**TASK DIRECTIONS**
Show every line in the entries below where the word "this" appears.

**GIVEN DATA**
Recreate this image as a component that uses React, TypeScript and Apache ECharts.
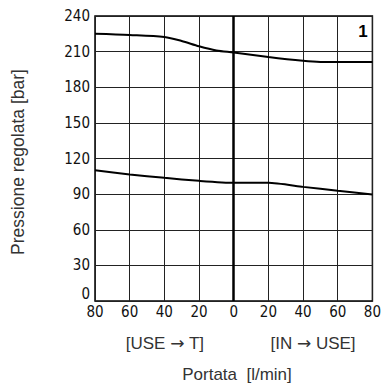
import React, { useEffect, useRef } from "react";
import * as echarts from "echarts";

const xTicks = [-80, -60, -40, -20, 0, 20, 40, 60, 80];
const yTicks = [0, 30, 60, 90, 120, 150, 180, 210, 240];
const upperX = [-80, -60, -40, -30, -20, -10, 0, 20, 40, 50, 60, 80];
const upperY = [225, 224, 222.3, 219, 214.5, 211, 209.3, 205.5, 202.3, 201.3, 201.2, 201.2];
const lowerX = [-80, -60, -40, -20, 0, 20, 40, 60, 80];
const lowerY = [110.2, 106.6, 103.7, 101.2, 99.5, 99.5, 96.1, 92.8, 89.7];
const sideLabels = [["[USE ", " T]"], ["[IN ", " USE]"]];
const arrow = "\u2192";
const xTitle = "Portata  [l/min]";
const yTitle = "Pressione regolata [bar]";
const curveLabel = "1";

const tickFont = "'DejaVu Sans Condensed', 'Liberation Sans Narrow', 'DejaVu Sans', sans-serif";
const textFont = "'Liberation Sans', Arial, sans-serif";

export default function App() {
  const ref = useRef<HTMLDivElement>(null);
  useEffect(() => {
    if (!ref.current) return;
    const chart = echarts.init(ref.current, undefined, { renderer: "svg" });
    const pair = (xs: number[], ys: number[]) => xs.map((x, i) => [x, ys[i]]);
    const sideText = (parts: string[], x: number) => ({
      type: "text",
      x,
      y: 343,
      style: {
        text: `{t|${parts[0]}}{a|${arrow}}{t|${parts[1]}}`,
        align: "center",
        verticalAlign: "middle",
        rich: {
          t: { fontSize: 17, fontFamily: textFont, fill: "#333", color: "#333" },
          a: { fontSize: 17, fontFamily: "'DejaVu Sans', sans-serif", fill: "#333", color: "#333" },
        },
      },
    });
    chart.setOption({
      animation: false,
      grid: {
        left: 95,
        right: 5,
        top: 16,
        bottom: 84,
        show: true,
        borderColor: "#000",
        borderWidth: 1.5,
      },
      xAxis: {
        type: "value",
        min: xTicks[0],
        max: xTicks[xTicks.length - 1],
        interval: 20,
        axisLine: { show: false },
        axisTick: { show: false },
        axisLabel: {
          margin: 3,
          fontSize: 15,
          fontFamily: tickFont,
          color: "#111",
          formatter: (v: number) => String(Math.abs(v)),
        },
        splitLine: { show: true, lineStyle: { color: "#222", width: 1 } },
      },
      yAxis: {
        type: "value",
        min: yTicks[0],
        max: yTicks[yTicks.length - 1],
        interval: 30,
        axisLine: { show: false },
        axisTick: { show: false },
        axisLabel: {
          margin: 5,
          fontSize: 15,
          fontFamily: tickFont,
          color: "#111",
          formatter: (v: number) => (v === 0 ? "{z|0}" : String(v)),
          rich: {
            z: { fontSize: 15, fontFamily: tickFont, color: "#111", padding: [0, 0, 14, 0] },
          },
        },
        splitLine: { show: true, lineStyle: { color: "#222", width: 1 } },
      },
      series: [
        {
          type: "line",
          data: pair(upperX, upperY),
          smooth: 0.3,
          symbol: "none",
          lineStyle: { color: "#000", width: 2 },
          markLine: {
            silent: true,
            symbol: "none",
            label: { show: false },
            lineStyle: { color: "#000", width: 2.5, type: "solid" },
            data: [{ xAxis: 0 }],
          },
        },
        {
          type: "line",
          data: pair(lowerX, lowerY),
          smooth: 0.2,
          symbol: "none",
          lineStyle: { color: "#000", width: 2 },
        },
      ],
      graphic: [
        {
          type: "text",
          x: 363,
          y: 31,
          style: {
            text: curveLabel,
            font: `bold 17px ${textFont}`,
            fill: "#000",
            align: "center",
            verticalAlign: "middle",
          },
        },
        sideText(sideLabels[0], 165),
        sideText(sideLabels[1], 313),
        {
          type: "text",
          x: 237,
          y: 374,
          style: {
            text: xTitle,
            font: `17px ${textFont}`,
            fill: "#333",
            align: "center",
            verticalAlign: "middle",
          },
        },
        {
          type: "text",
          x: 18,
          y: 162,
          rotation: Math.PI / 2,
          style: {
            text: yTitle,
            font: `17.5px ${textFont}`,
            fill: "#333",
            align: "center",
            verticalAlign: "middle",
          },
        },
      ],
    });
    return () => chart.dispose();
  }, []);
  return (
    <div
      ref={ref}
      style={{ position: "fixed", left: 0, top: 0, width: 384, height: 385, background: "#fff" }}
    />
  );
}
...
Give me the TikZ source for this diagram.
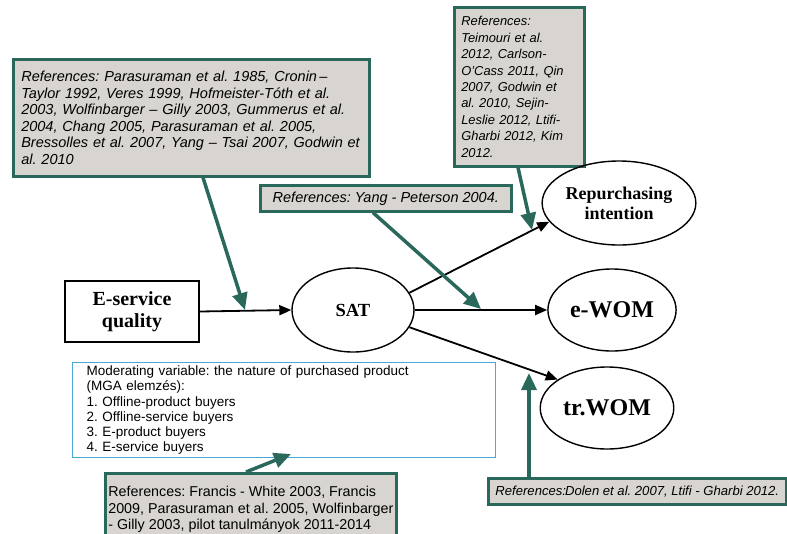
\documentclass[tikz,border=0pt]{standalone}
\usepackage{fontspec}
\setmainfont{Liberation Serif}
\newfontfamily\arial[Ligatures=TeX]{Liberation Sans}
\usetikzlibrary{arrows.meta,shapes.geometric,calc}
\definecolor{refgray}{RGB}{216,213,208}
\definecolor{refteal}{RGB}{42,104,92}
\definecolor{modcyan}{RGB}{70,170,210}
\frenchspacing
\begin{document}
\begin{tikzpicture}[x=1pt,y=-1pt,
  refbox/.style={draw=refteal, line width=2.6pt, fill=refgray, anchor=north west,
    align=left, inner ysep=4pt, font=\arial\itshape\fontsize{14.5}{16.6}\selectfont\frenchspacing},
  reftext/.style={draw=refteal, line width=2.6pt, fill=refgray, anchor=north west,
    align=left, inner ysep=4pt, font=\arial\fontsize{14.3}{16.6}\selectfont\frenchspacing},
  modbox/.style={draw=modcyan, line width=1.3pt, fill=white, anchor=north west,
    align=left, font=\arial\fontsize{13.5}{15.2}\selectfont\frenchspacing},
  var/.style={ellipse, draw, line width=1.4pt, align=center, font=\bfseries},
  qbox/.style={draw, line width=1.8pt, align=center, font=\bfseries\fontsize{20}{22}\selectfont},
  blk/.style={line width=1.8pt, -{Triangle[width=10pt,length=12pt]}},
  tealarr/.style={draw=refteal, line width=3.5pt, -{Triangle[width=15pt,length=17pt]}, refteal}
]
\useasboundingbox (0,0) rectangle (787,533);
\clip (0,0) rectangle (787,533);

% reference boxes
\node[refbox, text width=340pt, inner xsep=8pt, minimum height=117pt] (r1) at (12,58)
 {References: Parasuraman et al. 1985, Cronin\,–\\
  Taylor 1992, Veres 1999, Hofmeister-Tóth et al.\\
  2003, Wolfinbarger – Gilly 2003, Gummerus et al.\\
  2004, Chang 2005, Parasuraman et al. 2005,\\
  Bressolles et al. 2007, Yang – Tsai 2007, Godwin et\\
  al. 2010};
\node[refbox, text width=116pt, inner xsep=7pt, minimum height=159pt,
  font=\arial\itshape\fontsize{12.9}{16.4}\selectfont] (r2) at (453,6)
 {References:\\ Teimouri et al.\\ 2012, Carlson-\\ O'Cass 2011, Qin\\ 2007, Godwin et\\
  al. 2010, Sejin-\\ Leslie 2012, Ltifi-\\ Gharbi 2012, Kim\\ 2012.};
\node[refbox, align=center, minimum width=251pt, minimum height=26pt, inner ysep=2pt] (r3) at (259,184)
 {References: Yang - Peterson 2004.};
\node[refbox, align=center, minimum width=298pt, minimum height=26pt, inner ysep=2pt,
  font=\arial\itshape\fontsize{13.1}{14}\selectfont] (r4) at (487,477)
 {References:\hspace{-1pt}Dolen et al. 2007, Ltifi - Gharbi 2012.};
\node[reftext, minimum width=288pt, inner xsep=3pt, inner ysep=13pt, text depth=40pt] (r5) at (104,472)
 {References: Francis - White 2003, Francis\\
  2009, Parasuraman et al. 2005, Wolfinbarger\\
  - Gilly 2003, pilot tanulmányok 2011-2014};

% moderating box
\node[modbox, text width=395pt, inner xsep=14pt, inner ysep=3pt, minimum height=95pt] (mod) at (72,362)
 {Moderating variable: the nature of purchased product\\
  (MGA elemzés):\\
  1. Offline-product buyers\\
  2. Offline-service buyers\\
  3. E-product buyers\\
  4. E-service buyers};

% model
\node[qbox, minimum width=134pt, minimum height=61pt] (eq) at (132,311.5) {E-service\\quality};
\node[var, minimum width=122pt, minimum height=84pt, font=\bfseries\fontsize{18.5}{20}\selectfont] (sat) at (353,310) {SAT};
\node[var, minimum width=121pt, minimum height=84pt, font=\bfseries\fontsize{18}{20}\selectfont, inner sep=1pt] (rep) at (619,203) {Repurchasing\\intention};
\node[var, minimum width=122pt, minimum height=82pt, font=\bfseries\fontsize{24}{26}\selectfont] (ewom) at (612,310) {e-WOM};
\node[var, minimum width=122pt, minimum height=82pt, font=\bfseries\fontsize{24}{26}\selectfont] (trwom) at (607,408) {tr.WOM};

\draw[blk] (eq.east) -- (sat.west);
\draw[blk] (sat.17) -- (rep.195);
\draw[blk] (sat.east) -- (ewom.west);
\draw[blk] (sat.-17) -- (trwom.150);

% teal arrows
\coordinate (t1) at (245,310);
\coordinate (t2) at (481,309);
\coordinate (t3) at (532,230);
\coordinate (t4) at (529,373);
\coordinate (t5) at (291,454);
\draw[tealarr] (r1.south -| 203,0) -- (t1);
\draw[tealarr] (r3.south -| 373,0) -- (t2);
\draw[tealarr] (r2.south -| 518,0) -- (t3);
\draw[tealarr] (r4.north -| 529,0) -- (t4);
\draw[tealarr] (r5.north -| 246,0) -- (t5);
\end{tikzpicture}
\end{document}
* * *
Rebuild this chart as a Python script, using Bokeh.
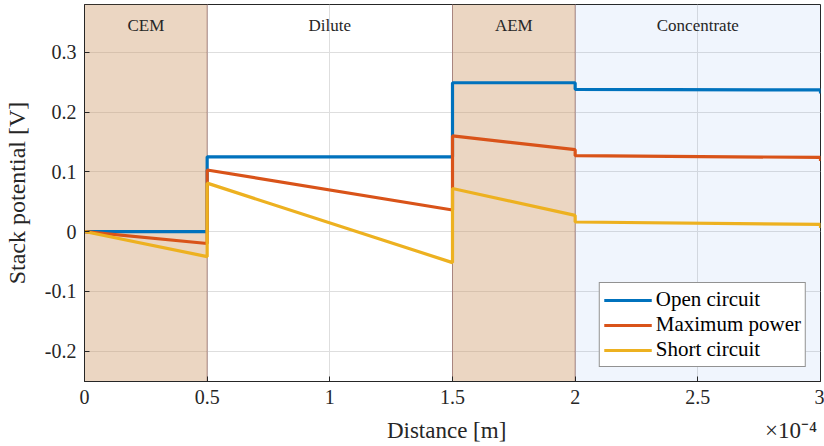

**FINISHED TASK**
Recreate this image as a component that uses React, TypeScript and Apache ECharts.
Give me the TikZ source for this diagram.
Rebuild this chart as a Python script, using Bokeh.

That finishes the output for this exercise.